Convention -- which provides that the Committee might make suggestions and
general recommendations based on the examination of reports and information
received from States parties. Members of specialized bodies and agencies
were also invited to submit information to the Committee under article 22 of the
Convention.

At its eighteenth session, the Committee had agreed to continue to work
on a draft general recommendation on women's health, article 12 of the
Convention, she recalled. A draft had been prepared, discussed and revised by Working

Group II, and it was currently before the Committee. The Committee also
had before it a note by the Secretary-General on reports of specialized
agencies on implementation of the Convention. Another document presented a
revised working paper on reservations to the Convention.

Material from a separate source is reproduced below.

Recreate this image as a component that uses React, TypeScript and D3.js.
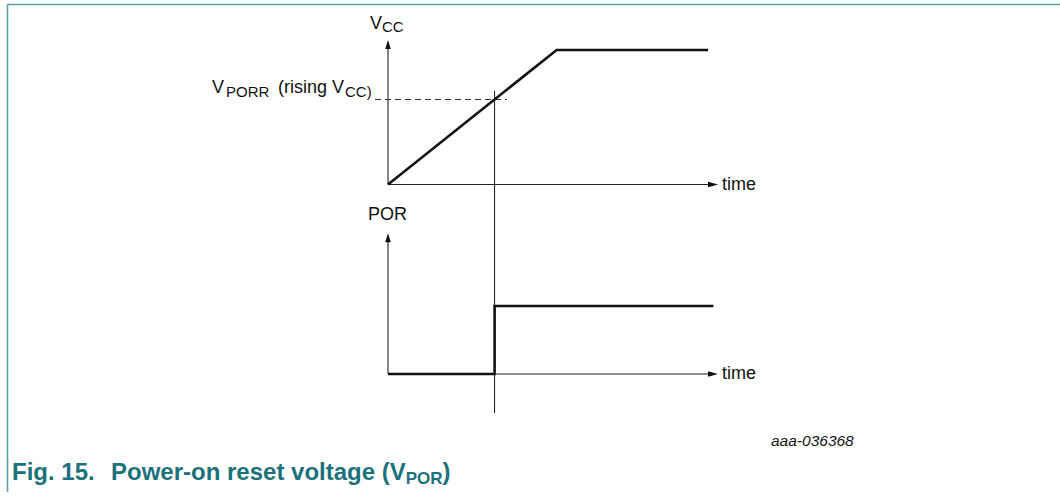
import React from "react";
import * as d3 from "d3";

// ---- data ----
const timeDomain = [0, 100];
const vccTimes = [0, 51.1, 97];
const vccValues = [0, 1, 1];
const porTimes = [0, 32.3, 32.3, 98.6];
const porValues = [0, 0, 1, 1];
const vporrLevel = 0.632;
const thresholdTime = 32.3;
const upperAxisMax = 1.075;
const lowerAxisMax = 2.07;
const axisLabels = ["time", "time"];
const figId = "aaa-036368";

const W = 1060;
const H = 497;
const FONT = "'Liberation Sans', Arial, Helvetica, sans-serif";
const TEAL = "#1b727c";
const BORDER = "#5a9ea6";

export default function App() {
  const x = d3.scaleLinear().domain(timeDomain).range([388, 718]);
  const yU = d3.scaleLinear().domain([0, 1]).range([184.5, 50]);
  const yL = d3.scaleLinear().domain([0, 1]).range([374, 306]);

  const vccPts: [number, number][] = vccTimes.map((t, i) => [t, vccValues[i]]);
  const porPts: [number, number][] = porTimes.map((t, i) => [t, porValues[i]]);
  const lineU = d3.line<[number, number]>().x((d) => x(d[0])).y((d) => yU(d[1]));
  const lineL = d3.line<[number, number]>().x((d) => x(d[0])).y((d) => yL(d[1]));

  const x0 = x(0);
  const xEnd = x(timeDomain[1]);
  const xTh = x(thresholdTime);

  const upArrow = (cx: number, tip: number) =>
    `M${cx},${tip} L${cx - 2.8},${tip + 9} L${cx + 2.8},${tip + 9} Z`;
  const rightArrow = (tip: number, cy: number) =>
    `M${tip},${cy} L${tip - 10},${cy - 2.8} L${tip - 10},${cy + 2.8} Z`;

  return (
    <svg
      width={W}
      height={H}
      viewBox={`0 0 ${W} ${H}`}
      style={{ position: "absolute", left: 0, top: 0, background: "#fff" }}
    >
      {/* frame */}
      <line x1={7.5} y1={4.5} x2={W} y2={4.5} stroke={BORDER} strokeWidth={1.6} />
      <line x1={7.5} y1={4.5} x2={7.5} y2={492} stroke={BORDER} strokeWidth={1.6} />

      {/* upper axes */}
      <line x1={x0} y1={yU(0)} x2={x0} y2={yU(upperAxisMax) + 6} stroke="#222" strokeWidth={1.1} />
      <path d={upArrow(x0, yU(upperAxisMax))} fill="#111" />
      <line x1={x0} y1={yU(0)} x2={xEnd - 6} y2={yU(0)} stroke="#222" strokeWidth={1.1} />
      <path d={rightArrow(xEnd, yU(0))} fill="#111" />

      {/* dashed VPORR level */}
      <line
        x1={375}
        y1={yU(vporrLevel)}
        x2={x(36)}
        y2={yU(vporrLevel)}
        stroke="#333"
        strokeWidth={1}
        strokeDasharray="6,4"
      />

      {/* VCC curve */}
      <path d={lineU(vccPts) || ""} fill="none" stroke="#111" strokeWidth={2.6} strokeLinejoin="miter" />

      {/* lower axes */}
      <line x1={x0} y1={yL(0)} x2={x0} y2={yL(lowerAxisMax) + 6} stroke="#222" strokeWidth={1.1} />
      <path d={upArrow(x0, yL(lowerAxisMax))} fill="#111" />
      <line x1={x0} y1={yL(0)} x2={xEnd - 6} y2={yL(0)} stroke="#222" strokeWidth={1.1} />
      <path d={rightArrow(xEnd, yL(0))} fill="#111" />

      {/* threshold vertical */}
      <line x1={xTh} y1={90.7} x2={xTh} y2={413} stroke="#111" strokeWidth={1} />

      {/* POR curve */}
      <path d={lineL(porPts) || ""} fill="none" stroke="#111" strokeWidth={2.6} strokeLinejoin="miter" />

      {/* labels */}
      <g fontFamily={FONT} fill="#111">
        <text x={370} y={28.5} fontSize={18}>
          V<tspan fontSize={15} dy={3.5}>CC</tspan>
        </text>
        <text x={212} y={92.7} fontSize={18}>
          V<tspan x={226} dy={4} fontSize={15}>PORR</tspan><tspan x={278} dy={-4}>(rising V</tspan><tspan x={345} dy={4} fontSize={15}>CC)</tspan>
        </text>
        <text x={368} y={220} fontSize={18}>POR</text>
        <text x={722} y={190} fontSize={18}>{axisLabels[0]}</text>
        <text x={722} y={378.5} fontSize={18}>{axisLabels[1]}</text>
        <text x={771} y={446} fontSize={15.5} fontStyle="italic">{figId}</text>
      </g>

      {/* caption */}
      <text x={12} y={480} fontFamily={FONT} fontWeight="bold" fontSize={24} fill={TEAL}>
        Fig. 15.
        <tspan x={111}>Power-on reset voltage (V</tspan>
        <tspan fontSize={17} dy={4}>POR</tspan>
        <tspan dy={-4}>)</tspan>
      </text>
    </svg>
  );
}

JANE CONNORS, Chief of the Women's Rights Unit of the Division for the
Advancement of Women, outlined reports on agenda item 7, related to Working
Group I, on ways and means of expediting the Committee's work. A report on
improving the Committee's working methods, prepared as a pre-session
document, covered a number of subjects, including the relationship of the
Special Rapporteur on Violence against Women with the Committee, and issues
arising from the ninth meeting of persons chairing human rights treaties
bodies, held from 25 to 27 February 1998. Annex I of the report listed
States parties whose reports were overdue for five years or more, and Annex
II listed States whose reports were to be considered, taking into account
geographical balance. Also before the Committee was a working paper
containing draft rules of procedures.